Muchos pasajes del Evangelio nos señalan los defectos de los Apóstoles aún sin limar, y cómo van calando en su corazón las palabras y el ejemplo del Maestro. Dios cuenta con el tiempo y con las flaquezas y defectos de sus discípulos de todas las épocas. Pocos años más tarde, el Apóstol San Juan escribirá: El que no ama no conoce a Dios, porque Dios es caridad. ¡Se convierte en el Apóstol de la caridad y del amor! Sin dejar de ser él mismo, el Espíritu Santo fue transformando poco a poco su corazón. El tema central de sus Cartas es precisamente la caridad. San Agustín, al comentar la primera de ellas, dirá que el Apóstol en este escrito «dijo muchas cosas, prácticamente todas, acerca de la caridad». Él es quien nos ha transmitido la enseñanza de Jesús acerca del mandamiento nuevo, por el que nos distinguirán como discípulos de Jesús. Junto al Maestro aprendió bien que si nos amamos unos a otros, Dios permanece en nosotros, y su amor alcanza en nosotros su perfección.


También conocemos por la tradición algunos detalles de sus últimos años, que nos confirman su desvelo para que se mantuviera la fidelidad al mandamiento del amor fraterno.

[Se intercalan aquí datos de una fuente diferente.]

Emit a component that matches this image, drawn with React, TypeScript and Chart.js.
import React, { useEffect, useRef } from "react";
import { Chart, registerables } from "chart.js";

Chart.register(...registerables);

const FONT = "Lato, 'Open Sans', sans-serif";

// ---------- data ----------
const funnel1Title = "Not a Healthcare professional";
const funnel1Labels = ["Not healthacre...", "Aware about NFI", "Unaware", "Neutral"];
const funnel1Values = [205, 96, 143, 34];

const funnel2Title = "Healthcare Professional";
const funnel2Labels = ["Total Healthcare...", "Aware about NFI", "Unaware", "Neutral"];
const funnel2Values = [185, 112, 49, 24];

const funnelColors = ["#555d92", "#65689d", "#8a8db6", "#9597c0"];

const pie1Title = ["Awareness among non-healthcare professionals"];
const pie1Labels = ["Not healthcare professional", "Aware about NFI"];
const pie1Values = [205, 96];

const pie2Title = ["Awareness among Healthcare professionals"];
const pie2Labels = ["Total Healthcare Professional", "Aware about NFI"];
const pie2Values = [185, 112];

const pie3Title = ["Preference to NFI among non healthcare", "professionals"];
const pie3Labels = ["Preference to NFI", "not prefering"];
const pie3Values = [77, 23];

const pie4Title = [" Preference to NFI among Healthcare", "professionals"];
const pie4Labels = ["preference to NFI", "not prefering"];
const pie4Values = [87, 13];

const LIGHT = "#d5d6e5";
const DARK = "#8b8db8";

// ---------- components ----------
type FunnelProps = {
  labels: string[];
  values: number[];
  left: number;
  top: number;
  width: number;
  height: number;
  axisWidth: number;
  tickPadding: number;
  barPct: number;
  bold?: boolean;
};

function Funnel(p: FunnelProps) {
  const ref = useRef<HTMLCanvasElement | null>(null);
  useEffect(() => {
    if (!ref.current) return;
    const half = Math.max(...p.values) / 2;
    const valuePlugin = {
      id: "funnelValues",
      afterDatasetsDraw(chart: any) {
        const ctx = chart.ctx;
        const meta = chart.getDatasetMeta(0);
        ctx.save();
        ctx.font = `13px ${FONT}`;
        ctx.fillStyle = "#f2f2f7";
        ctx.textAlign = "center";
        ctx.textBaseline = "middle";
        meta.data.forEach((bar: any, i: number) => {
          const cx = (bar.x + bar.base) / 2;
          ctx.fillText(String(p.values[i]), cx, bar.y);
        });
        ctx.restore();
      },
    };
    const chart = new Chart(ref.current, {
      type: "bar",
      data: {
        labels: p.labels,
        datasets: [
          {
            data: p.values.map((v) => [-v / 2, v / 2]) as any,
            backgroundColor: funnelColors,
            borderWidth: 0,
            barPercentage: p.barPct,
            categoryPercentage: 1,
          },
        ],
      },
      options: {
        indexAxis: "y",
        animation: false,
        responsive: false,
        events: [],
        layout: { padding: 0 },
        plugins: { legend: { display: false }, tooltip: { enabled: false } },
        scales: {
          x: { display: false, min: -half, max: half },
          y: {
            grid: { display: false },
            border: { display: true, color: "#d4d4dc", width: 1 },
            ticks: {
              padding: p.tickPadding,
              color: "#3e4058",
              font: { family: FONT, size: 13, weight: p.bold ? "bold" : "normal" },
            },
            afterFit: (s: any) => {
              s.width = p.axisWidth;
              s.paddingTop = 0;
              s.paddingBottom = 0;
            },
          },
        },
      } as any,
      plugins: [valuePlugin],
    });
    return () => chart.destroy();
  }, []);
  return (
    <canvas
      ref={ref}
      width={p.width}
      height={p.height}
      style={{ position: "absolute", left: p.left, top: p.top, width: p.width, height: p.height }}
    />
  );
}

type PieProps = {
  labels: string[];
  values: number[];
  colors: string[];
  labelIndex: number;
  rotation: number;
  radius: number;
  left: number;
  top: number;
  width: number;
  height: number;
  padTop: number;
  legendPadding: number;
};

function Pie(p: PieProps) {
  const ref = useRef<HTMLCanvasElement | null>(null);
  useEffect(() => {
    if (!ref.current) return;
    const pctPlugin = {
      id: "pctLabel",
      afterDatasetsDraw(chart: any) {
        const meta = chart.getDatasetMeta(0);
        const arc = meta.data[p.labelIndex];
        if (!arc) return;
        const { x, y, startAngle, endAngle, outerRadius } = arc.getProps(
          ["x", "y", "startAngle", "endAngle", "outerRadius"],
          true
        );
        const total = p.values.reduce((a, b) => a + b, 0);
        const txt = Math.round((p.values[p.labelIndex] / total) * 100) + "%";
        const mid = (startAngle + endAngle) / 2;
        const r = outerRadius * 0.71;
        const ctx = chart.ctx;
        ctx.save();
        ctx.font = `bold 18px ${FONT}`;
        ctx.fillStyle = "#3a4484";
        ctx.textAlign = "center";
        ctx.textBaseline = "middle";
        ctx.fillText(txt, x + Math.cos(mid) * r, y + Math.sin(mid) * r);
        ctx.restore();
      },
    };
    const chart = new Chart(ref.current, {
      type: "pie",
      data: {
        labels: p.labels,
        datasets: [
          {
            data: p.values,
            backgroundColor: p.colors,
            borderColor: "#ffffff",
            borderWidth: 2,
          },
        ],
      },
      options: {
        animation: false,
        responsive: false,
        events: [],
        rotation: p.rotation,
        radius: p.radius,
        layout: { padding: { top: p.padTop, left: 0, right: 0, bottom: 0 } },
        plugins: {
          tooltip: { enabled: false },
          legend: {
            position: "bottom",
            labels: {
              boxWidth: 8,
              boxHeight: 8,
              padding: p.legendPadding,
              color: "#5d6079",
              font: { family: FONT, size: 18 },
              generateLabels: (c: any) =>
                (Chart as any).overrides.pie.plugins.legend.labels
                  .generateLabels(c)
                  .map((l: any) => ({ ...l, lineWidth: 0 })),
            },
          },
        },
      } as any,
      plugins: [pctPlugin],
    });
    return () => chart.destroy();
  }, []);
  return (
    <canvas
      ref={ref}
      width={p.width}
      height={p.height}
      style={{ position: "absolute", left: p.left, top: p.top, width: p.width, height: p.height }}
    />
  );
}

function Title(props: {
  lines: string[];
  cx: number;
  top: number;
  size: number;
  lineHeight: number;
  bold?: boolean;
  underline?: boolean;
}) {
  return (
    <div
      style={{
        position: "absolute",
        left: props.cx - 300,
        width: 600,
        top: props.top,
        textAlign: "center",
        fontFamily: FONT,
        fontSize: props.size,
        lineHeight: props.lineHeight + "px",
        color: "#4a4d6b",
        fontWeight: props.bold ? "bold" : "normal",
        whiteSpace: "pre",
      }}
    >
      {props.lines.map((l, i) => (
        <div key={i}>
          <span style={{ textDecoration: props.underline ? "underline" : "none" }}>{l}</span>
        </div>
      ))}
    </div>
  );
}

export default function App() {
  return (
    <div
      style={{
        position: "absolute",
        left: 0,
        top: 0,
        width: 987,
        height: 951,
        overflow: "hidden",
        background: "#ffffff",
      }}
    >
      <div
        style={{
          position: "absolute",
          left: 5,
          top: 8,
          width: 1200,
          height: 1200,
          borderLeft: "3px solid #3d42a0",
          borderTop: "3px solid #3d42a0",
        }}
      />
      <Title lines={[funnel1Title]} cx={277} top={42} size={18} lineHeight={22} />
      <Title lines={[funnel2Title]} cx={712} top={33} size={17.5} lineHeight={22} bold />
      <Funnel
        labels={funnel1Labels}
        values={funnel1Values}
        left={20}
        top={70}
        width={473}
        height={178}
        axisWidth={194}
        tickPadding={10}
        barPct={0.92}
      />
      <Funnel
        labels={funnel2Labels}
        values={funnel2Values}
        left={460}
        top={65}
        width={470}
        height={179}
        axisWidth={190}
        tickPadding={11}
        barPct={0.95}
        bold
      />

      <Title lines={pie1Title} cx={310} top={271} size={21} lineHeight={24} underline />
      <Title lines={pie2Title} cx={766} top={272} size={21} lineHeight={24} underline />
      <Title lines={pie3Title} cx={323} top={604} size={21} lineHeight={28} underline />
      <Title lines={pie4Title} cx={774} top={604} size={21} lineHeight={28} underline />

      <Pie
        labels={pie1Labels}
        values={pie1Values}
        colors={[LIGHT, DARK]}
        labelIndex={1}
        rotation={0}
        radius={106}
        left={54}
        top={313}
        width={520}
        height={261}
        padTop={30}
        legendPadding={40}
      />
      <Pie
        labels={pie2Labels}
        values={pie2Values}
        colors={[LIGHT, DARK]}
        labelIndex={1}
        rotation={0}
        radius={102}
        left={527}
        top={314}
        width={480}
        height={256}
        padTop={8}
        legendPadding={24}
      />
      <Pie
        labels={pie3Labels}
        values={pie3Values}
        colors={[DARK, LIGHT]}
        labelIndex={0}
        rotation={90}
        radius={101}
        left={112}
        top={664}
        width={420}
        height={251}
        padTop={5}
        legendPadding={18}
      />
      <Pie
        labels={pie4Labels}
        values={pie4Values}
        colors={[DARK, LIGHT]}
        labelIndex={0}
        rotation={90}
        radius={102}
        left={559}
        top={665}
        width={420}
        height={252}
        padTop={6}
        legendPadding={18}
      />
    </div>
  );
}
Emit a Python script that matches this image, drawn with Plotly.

Cuenta San Jerónimo que cuando los discípulos le llevaban a las reuniones de los cristianos –pues por su ancianidad él no podía ir solo– repetía constantemente: «Hijitos, amaos los unos a los otros». Ante su insistencia le preguntaron por qué decía siempre lo mismo, y San Juan respondió: «Es el mandamiento del Señor, y si se cumple, él solo basta».


Para nosotros, que nos vemos con tantos defectos, es un estímulo lleno de esperanza meditar que los santos también los tuvieron, pero lucharon, fueron humildes y llegaron a la santidad, incluso a sobresalir, como vemos en San Juan, en aquello en que parecían estar más lejos del espíritu de Cristo.